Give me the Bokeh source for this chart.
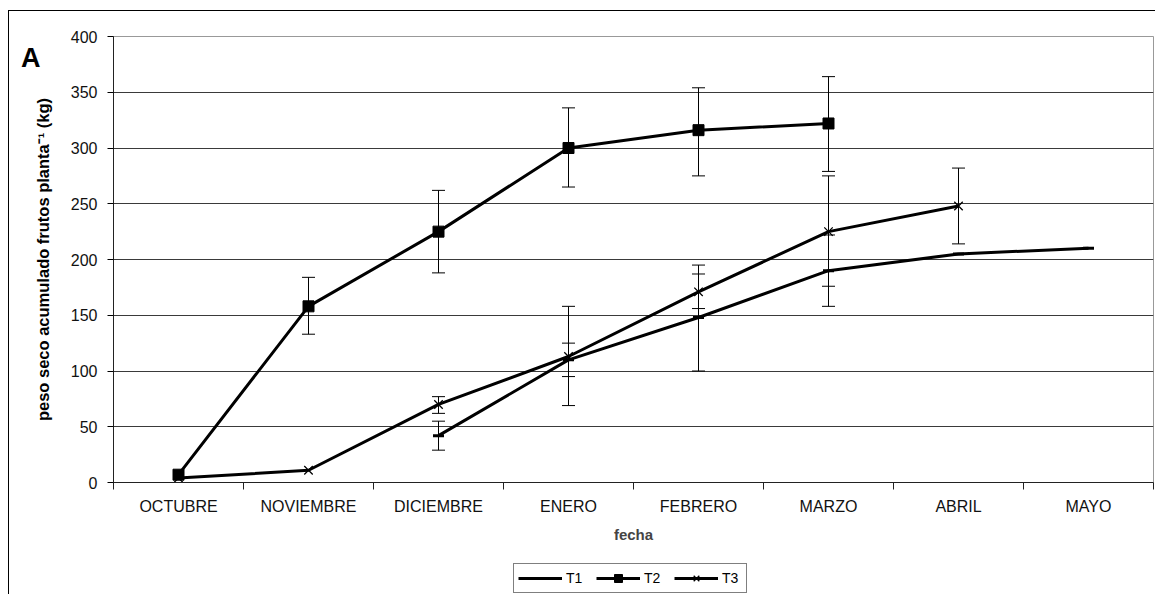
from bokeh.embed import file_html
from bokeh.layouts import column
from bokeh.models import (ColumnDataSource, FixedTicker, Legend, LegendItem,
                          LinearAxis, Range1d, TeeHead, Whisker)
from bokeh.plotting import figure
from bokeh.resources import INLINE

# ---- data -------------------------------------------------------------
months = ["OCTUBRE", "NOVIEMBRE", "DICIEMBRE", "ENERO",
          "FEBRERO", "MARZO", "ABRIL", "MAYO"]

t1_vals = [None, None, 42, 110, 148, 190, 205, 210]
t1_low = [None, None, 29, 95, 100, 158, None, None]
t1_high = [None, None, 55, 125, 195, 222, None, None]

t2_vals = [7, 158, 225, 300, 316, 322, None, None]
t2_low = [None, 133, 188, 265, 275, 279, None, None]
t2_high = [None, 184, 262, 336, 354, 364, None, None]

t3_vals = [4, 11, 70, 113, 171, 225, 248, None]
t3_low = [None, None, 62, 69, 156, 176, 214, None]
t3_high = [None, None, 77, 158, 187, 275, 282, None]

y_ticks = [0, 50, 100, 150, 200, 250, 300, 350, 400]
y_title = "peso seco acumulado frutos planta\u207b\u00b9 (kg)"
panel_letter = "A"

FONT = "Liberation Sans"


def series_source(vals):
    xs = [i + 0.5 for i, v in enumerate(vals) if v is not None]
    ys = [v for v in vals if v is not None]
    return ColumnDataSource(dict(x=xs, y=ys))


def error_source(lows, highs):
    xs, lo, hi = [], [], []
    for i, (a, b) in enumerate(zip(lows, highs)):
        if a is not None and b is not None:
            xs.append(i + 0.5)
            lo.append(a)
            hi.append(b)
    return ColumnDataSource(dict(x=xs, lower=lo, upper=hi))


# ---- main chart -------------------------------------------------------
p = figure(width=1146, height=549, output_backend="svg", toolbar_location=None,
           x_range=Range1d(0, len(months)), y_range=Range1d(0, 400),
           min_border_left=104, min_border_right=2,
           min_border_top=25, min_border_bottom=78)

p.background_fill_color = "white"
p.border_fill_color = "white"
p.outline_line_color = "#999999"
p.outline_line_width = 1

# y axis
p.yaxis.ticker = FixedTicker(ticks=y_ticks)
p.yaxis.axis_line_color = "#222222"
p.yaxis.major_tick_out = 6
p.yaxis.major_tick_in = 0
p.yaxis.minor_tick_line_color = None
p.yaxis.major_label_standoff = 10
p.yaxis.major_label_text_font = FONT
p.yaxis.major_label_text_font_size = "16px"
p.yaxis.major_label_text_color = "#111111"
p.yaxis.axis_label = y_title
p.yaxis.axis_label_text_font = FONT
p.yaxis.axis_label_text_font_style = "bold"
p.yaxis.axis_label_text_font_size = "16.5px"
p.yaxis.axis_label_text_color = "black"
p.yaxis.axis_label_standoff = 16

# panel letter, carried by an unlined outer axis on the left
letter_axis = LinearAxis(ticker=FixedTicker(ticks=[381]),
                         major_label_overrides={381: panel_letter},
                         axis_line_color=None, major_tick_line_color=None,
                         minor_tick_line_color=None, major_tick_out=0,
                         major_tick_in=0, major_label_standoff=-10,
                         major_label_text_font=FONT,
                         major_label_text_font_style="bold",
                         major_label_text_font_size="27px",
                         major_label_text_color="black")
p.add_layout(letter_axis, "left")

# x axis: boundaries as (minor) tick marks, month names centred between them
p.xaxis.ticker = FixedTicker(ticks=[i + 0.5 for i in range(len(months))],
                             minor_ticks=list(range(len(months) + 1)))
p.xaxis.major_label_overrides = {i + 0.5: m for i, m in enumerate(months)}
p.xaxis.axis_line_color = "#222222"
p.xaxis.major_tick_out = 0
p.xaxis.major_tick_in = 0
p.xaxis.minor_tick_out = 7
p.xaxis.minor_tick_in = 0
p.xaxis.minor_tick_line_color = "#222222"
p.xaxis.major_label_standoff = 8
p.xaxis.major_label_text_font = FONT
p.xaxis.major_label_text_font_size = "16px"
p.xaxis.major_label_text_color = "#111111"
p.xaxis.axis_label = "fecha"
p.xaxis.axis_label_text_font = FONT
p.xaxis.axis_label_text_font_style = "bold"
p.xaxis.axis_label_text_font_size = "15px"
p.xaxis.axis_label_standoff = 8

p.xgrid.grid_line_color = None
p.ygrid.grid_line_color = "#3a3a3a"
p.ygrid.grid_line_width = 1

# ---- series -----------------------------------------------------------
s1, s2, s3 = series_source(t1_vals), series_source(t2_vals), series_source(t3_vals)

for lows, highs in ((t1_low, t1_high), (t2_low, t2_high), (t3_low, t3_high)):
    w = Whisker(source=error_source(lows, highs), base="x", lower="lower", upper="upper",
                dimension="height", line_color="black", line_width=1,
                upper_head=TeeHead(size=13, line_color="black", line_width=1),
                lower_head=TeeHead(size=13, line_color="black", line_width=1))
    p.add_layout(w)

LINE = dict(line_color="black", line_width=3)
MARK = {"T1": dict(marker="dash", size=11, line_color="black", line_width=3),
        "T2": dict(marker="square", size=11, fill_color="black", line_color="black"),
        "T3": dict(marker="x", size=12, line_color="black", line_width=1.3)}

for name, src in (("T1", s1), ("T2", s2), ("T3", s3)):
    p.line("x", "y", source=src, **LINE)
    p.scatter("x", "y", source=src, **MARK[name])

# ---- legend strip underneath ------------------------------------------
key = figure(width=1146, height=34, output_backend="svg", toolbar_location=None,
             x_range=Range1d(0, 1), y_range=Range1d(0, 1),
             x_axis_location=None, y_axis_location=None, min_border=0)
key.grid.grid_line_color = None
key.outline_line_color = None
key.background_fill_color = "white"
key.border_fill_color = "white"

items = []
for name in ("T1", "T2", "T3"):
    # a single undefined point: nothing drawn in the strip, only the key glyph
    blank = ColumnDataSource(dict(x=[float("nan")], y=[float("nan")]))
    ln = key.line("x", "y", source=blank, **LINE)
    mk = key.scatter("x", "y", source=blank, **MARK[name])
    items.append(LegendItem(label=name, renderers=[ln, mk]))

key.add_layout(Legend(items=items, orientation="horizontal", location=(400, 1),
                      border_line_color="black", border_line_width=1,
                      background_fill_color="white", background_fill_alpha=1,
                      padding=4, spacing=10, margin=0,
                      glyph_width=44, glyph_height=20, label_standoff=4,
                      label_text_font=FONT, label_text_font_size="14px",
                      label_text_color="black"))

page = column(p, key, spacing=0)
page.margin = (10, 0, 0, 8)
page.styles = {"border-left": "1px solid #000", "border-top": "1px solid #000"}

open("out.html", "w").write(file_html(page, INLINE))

....

■ Aim of the task ■
Set down again, exactly, the lines of the material above from its first line to the one with "return ColumnDataSource(dict(x=xs, lower=lo, upper=hi))", inclusive. Leave the pictures out.

■ Exercise response ■
Give me the Bokeh source for this chart.
from bokeh.embed import file_html
from bokeh.layouts import column
from bokeh.models import (ColumnDataSource, FixedTicker, Legend, LegendItem,
                          LinearAxis, Range1d, TeeHead, Whisker)
from bokeh.plotting import figure
from bokeh.resources import INLINE

# ---- data -------------------------------------------------------------
months = ["OCTUBRE", "NOVIEMBRE", "DICIEMBRE", "ENERO",
          "FEBRERO", "MARZO", "ABRIL", "MAYO"]

t1_vals = [None, None, 42, 110, 148, 190, 205, 210]
t1_low = [None, None, 29, 95, 100, 158, None, None]
t1_high = [None, None, 55, 125, 195, 222, None, None]

t2_vals = [7, 158, 225, 300, 316, 322, None, None]
t2_low = [None, 133, 188, 265, 275, 279, None, None]
t2_high = [None, 184, 262, 336, 354, 364, None, None]

t3_vals = [4, 11, 70, 113, 171, 225, 248, None]
t3_low = [None, None, 62, 69, 156, 176, 214, None]
t3_high = [None, None, 77, 158, 187, 275, 282, None]

y_ticks = [0, 50, 100, 150, 200, 250, 300, 350, 400]
y_title = "peso seco acumulado frutos planta\u207b\u00b9 (kg)"
panel_letter = "A"

FONT = "Liberation Sans"


def series_source(vals):
    xs = [i + 0.5 for i, v in enumerate(vals) if v is not None]
    ys = [v for v in vals if v is not None]
    return ColumnDataSource(dict(x=xs, y=ys))


def error_source(lows, highs):
    xs, lo, hi = [], [], []
    for i, (a, b) in enumerate(zip(lows, highs)):
        if a is not None and b is not None:
            xs.append(i + 0.5)
            lo.append(a)
            hi.append(b)
    return ColumnDataSource(dict(x=xs, lower=lo, upper=hi))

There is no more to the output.